The Uneven Burden of Risk: My Approach to Teaching Environmental JusticeAnna Versluis, , Gustavus Adolphus College
In our study of environmental justice in Nature and Society, I draw on the following texts and ideas:
- People are differentially exposed to risk and hazard. Risk is sometimes imposed on others, especially poor and minority communities. People's range of choices may be limited by political-economic conditions. Information about risk and hazard may be manipulated: people do not necessarily have full and correct information to make informed decisions. (Robbins, Hintz, and Moore 2010, 89-93).
- Addressing issues of white privilege and the broader spatial and historical context is a necessary component to understanding environmental racism in the United States. Simplistic analyses based on narrow definitions of racism (e.g., racism as defined only by hostile, intentional, individual acts) and scale are mistaken. (Pulido 2000).
- The environmental justice movement is a grassroots, people's movement that has developed, in part, in opposition to other environmental approaches. It refuses to deal with cost-benefit accounting and focuses instead on problems of inequality. It does not fully embrace expert environmental discourses and resist co-optation by the middle class and professional class. It is anthropocentric. It involves protest, moral outrage, and emotional response. It is a somewhat fractured and fractious movement that is often focused on point-source hazards and human health issues. (Harvey 1999)
- Historical and political-economic contexts like colonialism play a role in making communities more (or less) vulnerable to hazards and natural disaster. (Oliver-Smith 1999)
In addition, my views on environmental justice have been influenced by the following:
- My personal experiences working and conducting research in Haiti, where lack of safety measures and the extent of disaster vulnerability are often very great and inextricably intertwined with issues of poverty, race, and history.
- My faith community's commitment to justice and mercy.
- The work of geographer Gilbert White and others (e.g., Bob Kates, Kenneth Hewitt, Piers Blaikie) on natural hazards and disasters.

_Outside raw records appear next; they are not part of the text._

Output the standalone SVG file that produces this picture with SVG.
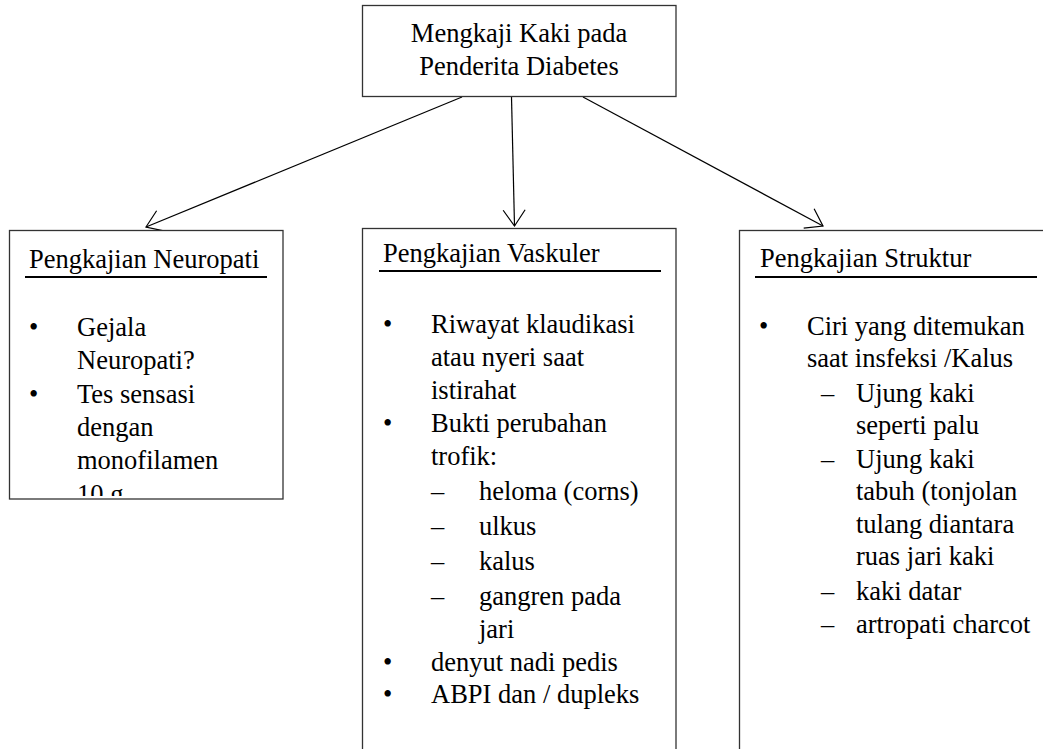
<svg xmlns="http://www.w3.org/2000/svg" width="1043" height="749" viewBox="0 0 1043 749">
<style>
.box{fill:#fff;stroke:#333;stroke-width:1.3}
.t{font-family:"Liberation Serif","Times New Roman",serif;font-size:26.5px;fill:#000}
.ul{stroke:#000;stroke-width:2}
.conn{stroke:#000;stroke-width:1.2;fill:none}
</style>
<defs>
<marker id="arr" markerUnits="userSpaceOnUse" markerWidth="18" markerHeight="24" viewBox="0 0 18 24" refX="16" refY="12" orient="auto" overflow="visible">
<path d="M0,1 L16,12 L0,23" fill="none" stroke="#000" stroke-width="1.2"/>
</marker>
<clipPath id="clipL"><rect x="10" y="231" width="272" height="265"/></clipPath>
</defs>
<rect width="1043" height="749" fill="#fff"/>
<g id="connectors">
<line class="conn" x1="462" y1="97" x2="146" y2="227" marker-end="url(#arr)"/>
<line class="conn" x1="511.5" y1="97" x2="514.5" y2="226" marker-end="url(#arr)"/>
<line class="conn" x1="583" y1="97" x2="823" y2="226" marker-end="url(#arr)"/>
</g>
<g id="top">
<rect class="box" x="362.5" y="5.5" width="313.5" height="91"/>
<text class="t" x="519" y="42" text-anchor="middle">Mengkaji Kaki pada</text>
<text class="t" x="519" y="75" text-anchor="middle">Penderita Diabetes</text>
</g>
<g id="neuropati">
<rect class="box" x="9.5" y="230.5" width="273.5" height="268.5"/>
<text class="t" x="29" y="268">Pengkajian Neuropati</text>
<line class="ul" x1="25" y1="277" x2="267" y2="277"/>
<g clip-path="url(#clipL)">
<text class="t" x="29" y="336">•</text>
<text class="t" x="77" y="336">Gejala</text>
<text class="t" x="77" y="369">Neuropati?</text>
<text class="t" x="29" y="403">•</text>
<text class="t" x="77" y="403">Tes sensasi</text>
<text class="t" x="77" y="436">dengan</text>
<text class="t" x="77" y="469">monofilamen</text>
<text class="t" x="77" y="503">10 g</text>
</g>
</g>
<g id="vaskuler">
<rect class="box" x="362.5" y="228.5" width="313.5" height="540"/>
<text class="t" x="383" y="262">Pengkajian Vaskuler</text>
<line class="ul" x1="379" y1="271" x2="661" y2="271"/>
<text class="t" x="383" y="333">•</text>
<text class="t" x="431" y="333">Riwayat klaudikasi</text>
<text class="t" x="431" y="366">atau nyeri saat</text>
<text class="t" x="431" y="399">istirahat</text>
<text class="t" x="383" y="432">•</text>
<text class="t" x="431" y="432">Bukti perubahan</text>
<text class="t" x="431" y="465">trofik:</text>
<text class="t" x="431" y="500">–</text>
<text class="t" x="479" y="500">heloma (corns)</text>
<text class="t" x="431" y="535">–</text>
<text class="t" x="479" y="535">ulkus</text>
<text class="t" x="431" y="570">–</text>
<text class="t" x="479" y="570">kalus</text>
<text class="t" x="431" y="605">–</text>
<text class="t" x="479" y="605">gangren pada</text>
<text class="t" x="479" y="638">jari</text>
<text class="t" x="383" y="671">•</text>
<text class="t" x="431" y="671">denyut nadi pedis</text>
<text class="t" x="383" y="703">•</text>
<text class="t" x="431" y="703">ABPI dan / dupleks</text>
</g>
<g id="struktur">
<rect class="box" x="739.5" y="230.5" width="320" height="540"/>
<text class="t" x="760" y="267">Pengkajian Struktur</text>
<line class="ul" x1="755" y1="277" x2="1037" y2="277"/>
<text class="t" x="759" y="335">•</text>
<text class="t" x="807" y="335">Ciri yang ditemukan</text>
<text class="t" x="807" y="367">saat insfeksi /Kalus</text>
<text class="t" x="821" y="402">–</text>
<text class="t" x="856" y="402">Ujung kaki</text>
<text class="t" x="856" y="434">seperti palu</text>
<text class="t" x="821" y="468">–</text>
<text class="t" x="856" y="468">Ujung kaki</text>
<text class="t" x="856" y="500">tabuh (tonjolan</text>
<text class="t" x="856" y="533">tulang diantara</text>
<text class="t" x="856" y="565">ruas jari kaki</text>
<text class="t" x="821" y="600">–</text>
<text class="t" x="856" y="600">kaki datar</text>
<text class="t" x="821" y="633">–</text>
<text class="t" x="856" y="633">artropati charcot</text>
</g>
</svg>
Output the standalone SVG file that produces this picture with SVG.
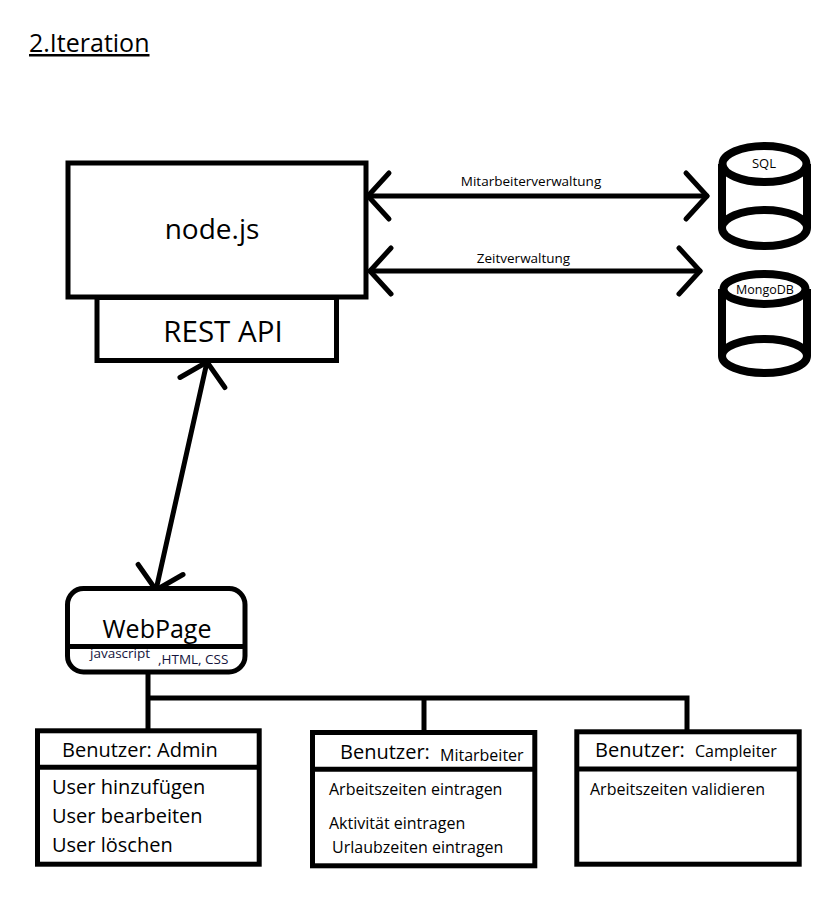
<svg xmlns="http://www.w3.org/2000/svg" width="840" height="901" viewBox="0 0 840 901">
<defs>
<style>
text{font-family:"Open Sans","Liberation Sans",sans-serif;fill:#000}
.box{fill:#fff;stroke:#000;stroke-width:5}
.div{stroke:#000;stroke-width:5;fill:none}
.cyl{fill:#fff;stroke:#000;stroke-width:8}
.conn{fill:none;stroke:#000;stroke-width:5;stroke-linecap:round}
.arr{marker-start:url(#chev);marker-end:url(#chev)}
.lbl{font-size:13.5px;text-anchor:middle}
.h{font-size:20px}
.s{font-size:16px}
.code{font-size:13.5px;fill:#14143c}
</style>
<marker id="chev" markerUnits="userSpaceOnUse" markerWidth="60" markerHeight="60" viewBox="-30 -30 60 60" refX="0" refY="0" orient="auto-start-reverse" overflow="visible">
<path d="M-21,-23 L0,0 L-21,23" fill="none" stroke="#000" stroke-width="5" stroke-linecap="round" stroke-linejoin="round"/>
</marker>
</defs>
<rect width="840" height="901" fill="#fff"/>

<text id="title" x="29" y="52" font-size="25" text-decoration="underline">2.Iteration</text>

<g id="connectors">
<path class="conn arr" d="M368,196 L707,196"/>
<path class="conn arr" d="M370,271 L700,271"/>
<path class="conn arr" d="M207,362 L156,590"/>
<path class="conn" d="M148,674 V731 M148,698 H687 V731 M424,698 V731" stroke-linecap="butt"/>
<text class="lbl" x="531" y="186">Mitarbeiterverwaltung</text>
<text class="lbl" x="523.5" y="263">Zeitverwaltung</text>
</g>

<g id="nodejs">
<rect class="box" x="68" y="163" width="298" height="134"/>
<text x="212" y="239" font-size="28" text-anchor="middle">node.js</text>
</g>

<g id="restapi">
<rect class="box" x="97" y="297.5" width="239.5" height="63"/>
<text x="223" y="341.5" font-size="29.5" text-anchor="middle">REST API</text>
</g>

<g id="sql">
<path class="cyl" d="M722,164 V228 M807,164 V228"/>
<ellipse class="cyl" cx="764.5" cy="228" rx="42.5" ry="18"/>
<ellipse class="cyl" cx="764.5" cy="164" rx="42" ry="18"/>
<text x="764" y="167.5" font-size="13" text-anchor="middle">SQL</text>
</g>

<g id="mongodb">
<path class="cyl" d="M722,289 V356 M807,289 V356"/>
<ellipse class="cyl" cx="764.5" cy="356" rx="42.5" ry="17"/>
<ellipse class="cyl" cx="764.5" cy="289" rx="41" ry="15"/>
<text x="765" y="294" font-size="12.5" text-anchor="middle">MongoDB</text>
</g>

<g id="webpage">
<rect class="box" x="67.5" y="588.5" width="177.5" height="83.5" rx="16"/>
<path class="div" d="M67.5,646.5 H245"/>
<text x="157" y="638" font-size="25" text-anchor="middle">WebPage</text>
<text class="code" x="90" y="658">javascript</text>
<text class="code" x="158" y="664">,HTML, CSS</text>
</g>

<g id="admin">
<rect class="box" x="37.5" y="730.8" width="221.7" height="133.4"/>
<path class="div" d="M37.5,767.3 H259.2"/>
<text class="h" x="62" y="757">Benutzer: Admin</text>
<text class="h" x="52" y="794">User hinzufügen</text>
<text class="h" x="52" y="823">User bearbeiten</text>
<text class="h" x="52" y="852">User löschen</text>
</g>

<g id="mitarbeiter">
<rect class="box" x="312.5" y="732.5" width="222.3" height="133.3"/>
<path class="div" d="M312.5,769.3 H534.8"/>
<text class="h" x="340" y="759">Benutzer:</text>
<text class="s" x="440" y="760.5">Mitarbeiter</text>
<text class="s" x="329" y="795">Arbeitszeiten eintragen</text>
<text class="s" x="329" y="829">Aktivität eintragen</text>
<text class="s" x="332" y="853">Urlaubzeiten eintragen</text>
</g>

<g id="campleiter">
<rect class="box" x="576.8" y="731.8" width="222.4" height="132.4"/>
<path class="div" d="M576.8,769 H799.2"/>
<text class="h" x="595" y="757">Benutzer:</text>
<text class="s" x="695" y="757">Campleiter</text>
<text class="s" x="590" y="795">Arbeitszeiten validieren</text>
</g>
</svg>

- The work of Amartya Sen and Michael Watts on political economy of famine and drought, respectively.
In teaching students about environmental justice, I currently focus on two main goals: 1) to raise student awareness (and indignation) of environmental justice in our own country, and 2) to recognize the value of a "critical realist" approach and how it critiques a "spatial science" approach. (Please see my environmental justice activity for more information on this.)
(Partial) List of References
Robbins, P., J. Hintz, and S. A. Moore. 2010. Environment and Society: A Critical Introduction. Chichester, U.K.: Wiley-Blackwell.
Oliver-Smith, A. 1999. Peru's 500-year earthquake: Vulnerability in historical context. Pp. 74-88 in The Angry Earth: Disaster in Anthropological Perspectives, A. Oliver-Smith and S. Hoffman, eds. New York: Routledge.
Pulido, L. 2000. Rethinking environmental racism: White privilege and urban development in Southern California. Annals of the Association of American Geographers 90 (1): 12-40.
Harvey, D. 1999. The environment of justice. Pp. 153-185 in Living With Nature: Environmental Politics as Cultural Discourse, F. Fischer and M. A. Hajer, eds. Oxford: Oxford University Press.